While it may be a redundant source material to draw from “The Kid Who Would be King” deserves credit for offering a fresh and, honestly fun modern take on the legend of King Arthur and his knights. I’m actually a little surprised we didn’t see this kind of take on the material earlier. As I was watching it felt that this could have made for a fun television show because there’s a lot of potential hidden in the concept. But this is more than just a fantasy epic. “The Kid Who Would Be King” is written in a way that it incorporates some delightful and timely themes that its target audience can learn from rather than simply enjoying the escapism of the experience. The film explores the values of a hero and the significance of defeating one’s own inner demons in order to embrace the bravery inside. The characters are put in positions that force them to face some pretty harsh realities including loss, loneliness, respect and loyalty but it never goes so far as to reach schmaltzy territory. The main conflict also touches on the divisions within our world and how this only feeds the forces of evil using the heroes as symbols of how even a young person can make a difference in the simplest ways. It’s a nice balance of social subtext and fantasy-driven fun that justifies the movie’s existence as an inspired modernized take on a legend we all know and love for a young generation that desperately needs to hear what this picture has to say.
But, with that said “The Kid Who Would Be King” still felt a little underwhelming for me. It was a lot of fun and I’ll admit it brought back memories of the action fantasy films I loved in the 90s, but as inspired as the concept and characters feels the action feels terribly underwritten. I get what the filmmakers were going for, but not once did it feel like the stakes were high enough for me to be concerned about the characters, even for a kid’s film. Much of the action is formulaic including a house of traps set by the heroes and the characters being forced into confrontations clearly meant to prepare them for the much larger scale final fight ahead. When that showdown did take place, I found myself saying “all that buildup and that’s it?”. Now I’m also not a young kid so it’s likely I’m expecting much more out of these conflicts than I should, but I’ve seen epic showdowns in kid-friendly movies before and there have been plenty that are much more epic and have much higher stakes than what we get in this movie. That’s not even noting that the CGI and Morgana’s flaming demon henchmen didn’t exactly impress either although Morgana herself and her monster form are pretty cool. I guess it depends on what you’re looking for, but I didn’t find the finale to be all that exhilarating or exciting. It was what it had to be, a CGI filled monster battle that tests everything the characters have learned throughout the movie, but I expected a lot more from a story about modern-day knights and magical monsters from the underworld.
“The Kid Who Would Be King” does a lot of things right and to its credit it’s one of the better films inspired by the legend of King Arthur. Where others barely try to stick to the legend or try too hard to take the story in a new direction, this movie finds a nice balance between acknowledging Arthurian lore and charging its own path through the creation of fleshed out and fun young heroes and an adventure that will no doubt satisfy those looking for something a little more inspired that previous takes on the source material.

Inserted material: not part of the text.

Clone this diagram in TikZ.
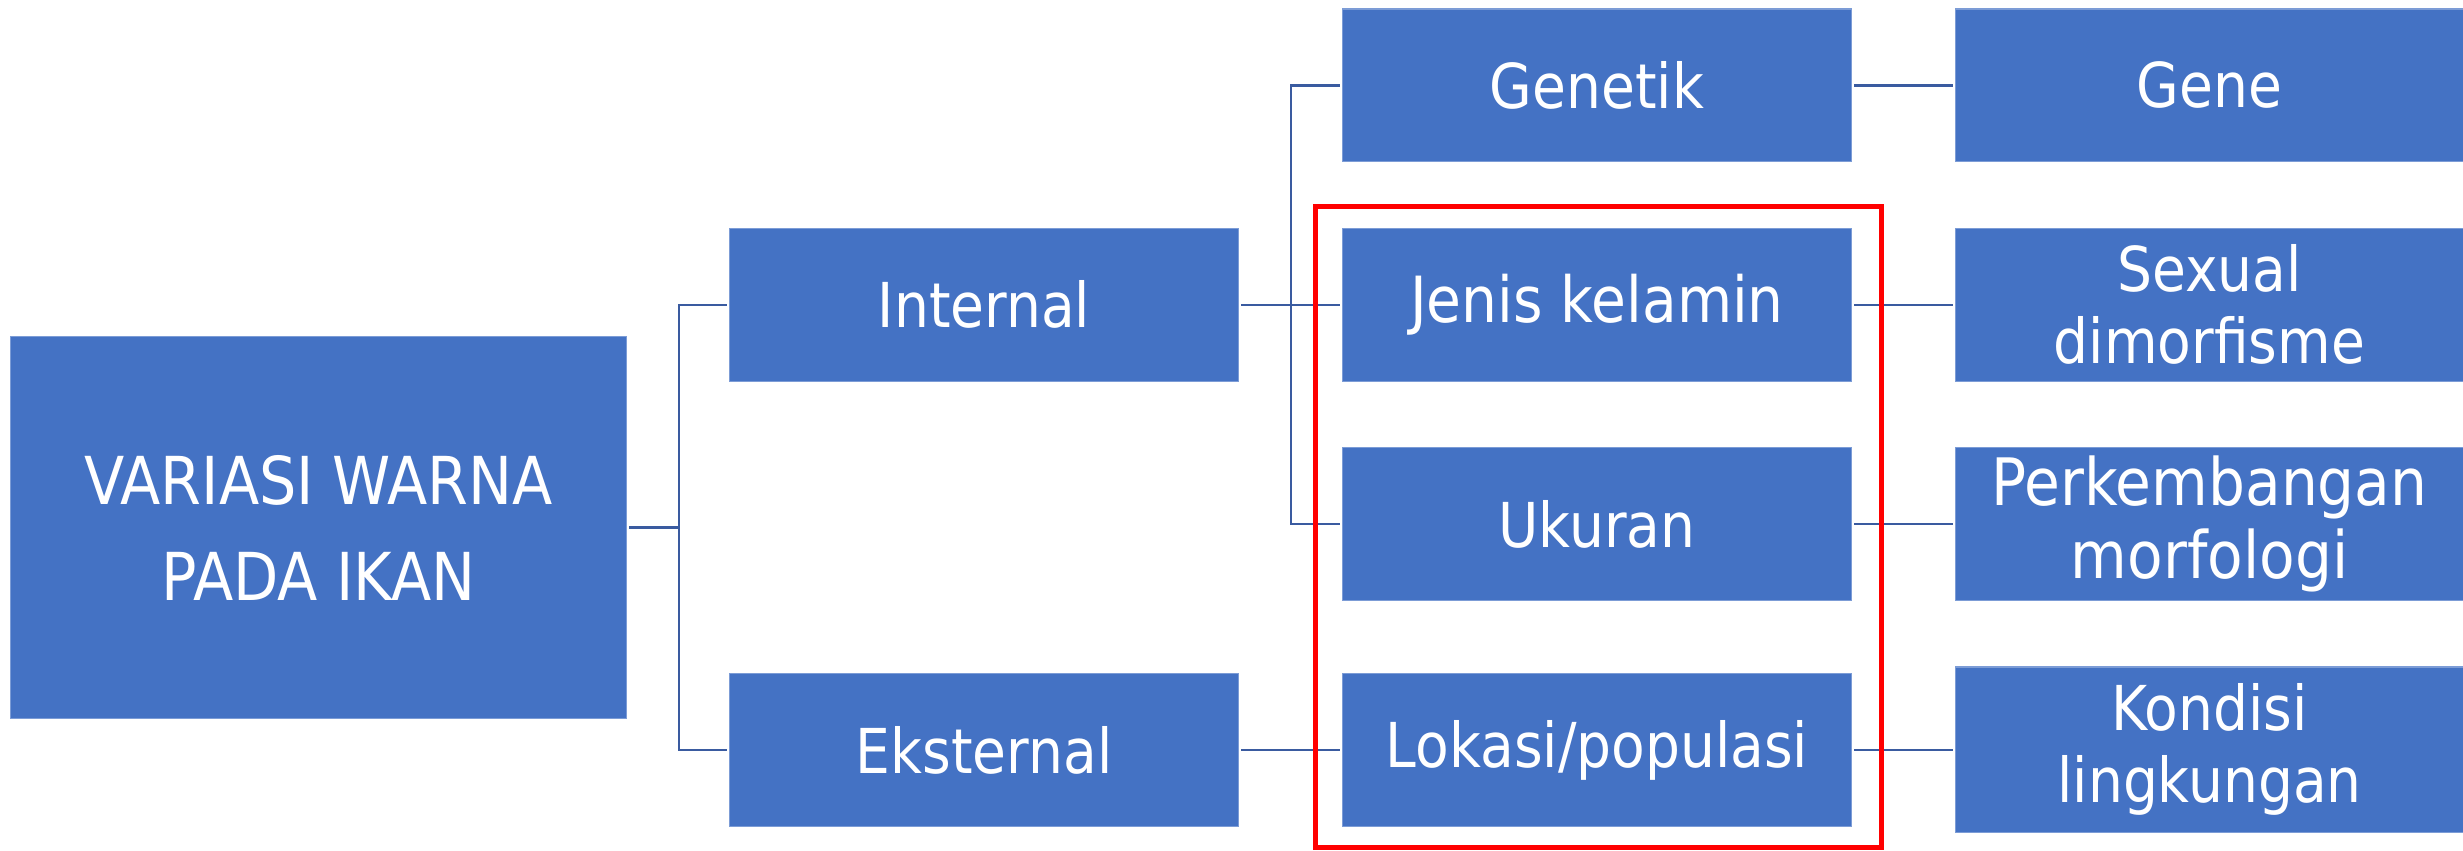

I’ll even say it serves as a fun introduction to young viewers as to what King Arthur’s stories are all about while also providing important life lessons of heroism and personal evolution. While the special effects aren’t that impressive and the actual battles aren’t near as fun as they could have been, “The Kid Who Would Be King” still manages to be a neat adventure that surpasses expectations and proves there may still in fact be some potential left in the over-used stories of King Arthur and his legendary knights.